Era un discípulo que había comenzado a estar siempre atribulado y confuso porque no hallaba las respuestas que anhelaba a los muchos interrogantes existenciales que se planteaba. Quería descubrir la esencia y el sentido de la vida a través del intelecto, sin darse cuenta de que hay realidades que escapan al raciocinio y no pueden ser reducidas a las palabras. Tan desesperado llegó a estar que solicitó un encuentro especial con su mentor espiritual.
Al amanecer, preceptor y discípulo se sentaron apaciblemente a cambiar impresiones. El discípulo, angustiado, confesó:
—Venerable maestro, me hallo en una verdadera y angustiosa encrucijada. Quiero descubrir quién soy, pero no lo consigo. A veces siento tal desánimo que incluso creo que lo mejor es dejar la búsqueda espiritual; otras me obsesiono de tal modo por descubrir quién soy que ni siquiera puede haber un instante de sosiego para mi mente y no puedo conciliar el sueño. Tengo la impresión de que voy a enloquecer. Ideas, conceptos, pensamientos, suposiciones, doctrinas…
—Así no podrás aprehender la última realidad ni hallar la paz interior –sentenció el maestro.
—Pero ¿qué puedo hacer? ¡Hay tantas preguntas…!
—¿Y cuál es la que más a menudo te haces? –quiso saber el mentor.
—Sin duda, respetado maestro, la que más a menudo me hago es: ¿qué o quién soy yo?

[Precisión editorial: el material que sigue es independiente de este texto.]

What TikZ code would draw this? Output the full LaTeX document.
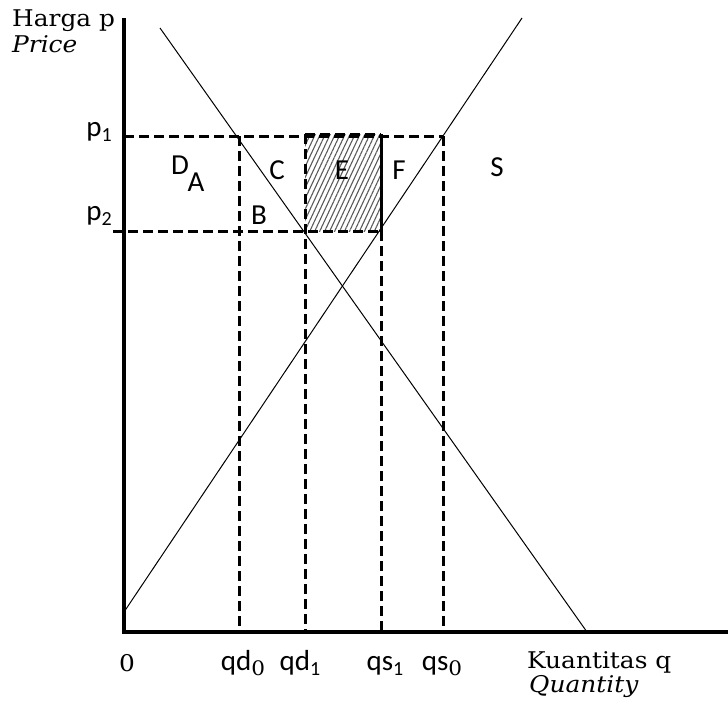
\documentclass[tikz,border=0pt]{standalone}
\usepackage{fontspec}
\setmainfont{DejaVu Serif}[FakeStretch=1.08]
\newfontfamily\calfont{Carlito}
\usetikzlibrary{patterns.meta}

% lowered index, same font unless told otherwise
\newcommand{\lowidx}[1]{\raisebox{-5.5pt}{\fontsize{20}{20}\selectfont #1}}

\begin{document}
\begin{tikzpicture}[
  x=1pt, y=-1pt,
  every node/.style={inner sep=0pt},
  axis/.style={line width=3.2pt},
  curve/.style={line width=1pt},
  guide/.style={line width=3pt, dash pattern=on 10pt off 5pt},
  area/.style={font=\calfont\fontsize{29}{31}\selectfont},
  tick/.style={font=\calfont\fontsize{29}{31}\selectfont, anchor=base},
  title/.style={font=\fontsize{23}{26}\selectfont, anchor=base west}
]
\useasboundingbox (0,0) rectangle (728,704);

% axes corners
\coordinate (O) at (124,632);
\coordinate (ytop) at (124,18);
\coordinate (xend) at (728,632);

% demand and supply end points
\coordinate (Dtop) at (160,28);
\coordinate (Dbot) at (587,632);
\coordinate (Sbot) at (124,612);
\coordinate (Stop) at (522,18);

% prices and quantities
\coordinate (p1l) at (124,136);
\coordinate (p2l) at (113,231);
\coordinate (qd0t) at (239,136);
\coordinate (qd0b) at (239,632);
\coordinate (qd1t) at (305,134);
\coordinate (qd1m) at (305,231);
\coordinate (qd1b) at (305,632);
\coordinate (qs1t) at (381,134);
\coordinate (qs1m) at (381,231);
\coordinate (qs1b) at (381,632);
\coordinate (qs0t) at (443,136);
\coordinate (qs0b) at (443,632);

% shaded area E
\fill[pattern={Lines[angle=65,distance=4.5pt,line width=1.1pt]}, pattern color=black!65]
  (qd1t) rectangle (qs1m);
\draw[line width=3pt] (qs1t) -- (qs1m);

% dashed guides
\draw[guide] (p1l) -- (qs0t);
\draw[guide] (qd1t) -- (qs1t);
\draw[guide] (p2l) -- (qs1m);
\draw[guide] (qd0t) -- (qd0b);
\draw[guide] (qd1t) -- (qd1b);
\draw[guide] (qs1m) -- (qs1b);
\draw[guide] (qs0t) -- (qs0b);

% curves
\draw[curve] (Dtop) -- (Dbot);
\draw[curve] (Sbot) -- (Stop);

% axes
\draw[axis] (ytop) -- (O) -- (xend);

% area labels
\node[area] (lD) at (180,165) {D};
\node[area] (lA) at (196,182) {A};
\node[area] (lB) at (259,215) {B};
\node[area] (lC) at (277,170) {C};
\node[area] (lE) at (342,170) {E};
\node[area] (lF) at (399,170) {F};
\node[area] (lS) at (497,167) {S};

% price labels
\node[tick, anchor=base east] (lp1) at (112,136) {p\lowidx{1}};
\node[tick, anchor=base east] (lp2) at (112,220) {p\lowidx{2}};

% quantity labels
\node[title] (lzero) at (119,671) {0};
\node[tick] (lqd0) at (243,670) {qd\lowidx{\rmfamily 0}};
\node[tick] (lqd1) at (300,670) {qd\lowidx{1}};
\node[tick] (lqs1) at (385,670) {qs\lowidx{1}};
\node[tick] (lqs0) at (442,670) {qs\lowidx{\rmfamily 0}};

% axis titles
\node[title] (lharga) at (12,27) {Harga p};
\node[title] (lprice) at (12,52) {\itshape Price};
\node[title] (lkuant) at (527,668) {Kuantitas q};
\node[title] (lquant) at (529,692) {\itshape Quantity};
\end{tikzpicture}
\end{document}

El mentor se echó a reír y luego exclamó:
—¡Oh necio! ¿Y para qué queremos un yo?
En ese momento, el atormentado discípulo tuvo un destello de comprensión profunda y reveladora, y consiguió trasladarse más allá del angosto pensamiento.
Reflexión
Uno de los grandes escollos hacia la realización de sí es el apego a nuestro pequeño yo y el aferramiento a nuestro sentimiento de individualidad y separatividad, cuando es éste el que crea muchas zozobras y la denominada, con razón, angustia de la separación. Al aferrarnos al pequeño yo, ignoramos nuestra naturaleza real, pues es como si la ola del océano se creyese aparte de éste, cuando es en él donde surge, persiste y se desvanece; su naturaleza no es otra que el ilimitado océano mismo. El aferramiento al pequeño yo nos limita y nos impide obtener la percepción de la «pantalla cósmica» donde ese yo surge y viene dado por la vinculación con el cuerpo y la mente. Ese pequeño yo es como un reflejo que tomamos por la realidad, como si creyésemos que el sol reflejado en un cubo de agua es el verdadero sol. El pequeño yo es provisional y no debemos dejarnos aturdir por él, porque en ese caso es como el actor que de tal modo se identifica con el personaje que interpreta que se aliena y deja de ser él mismo, creyéndose el personaje. De tanto dejarnos prender por el pequeño yo, no nos damos cuenta de lo cósmico que nos trasciende, y nos dejamos atrapar por mezquindades y apegos bobos. El pequeño yo nos encadena y nos priva de la posibilidad de una experiencia de conciencia de orden superior, que sólo deviene cuando el pequeño yo es controlado o por momentos disipado. En meditación profunda, este pequeño yo se desvanece y entonces se rescata una experiencia de ser mucho más profunda y donde empieza a brotar la esencia de la sabiduría, que es la que procura la emancipación interna. Dice el sabio Shankaracharya: «De entre todas las causas, la Sabiduría es la única que proporciona Libertad perfecta. Así como sin fuego no hay conocimiento posible, la Libertad perfecta no puede lograrse sin Sabiduría».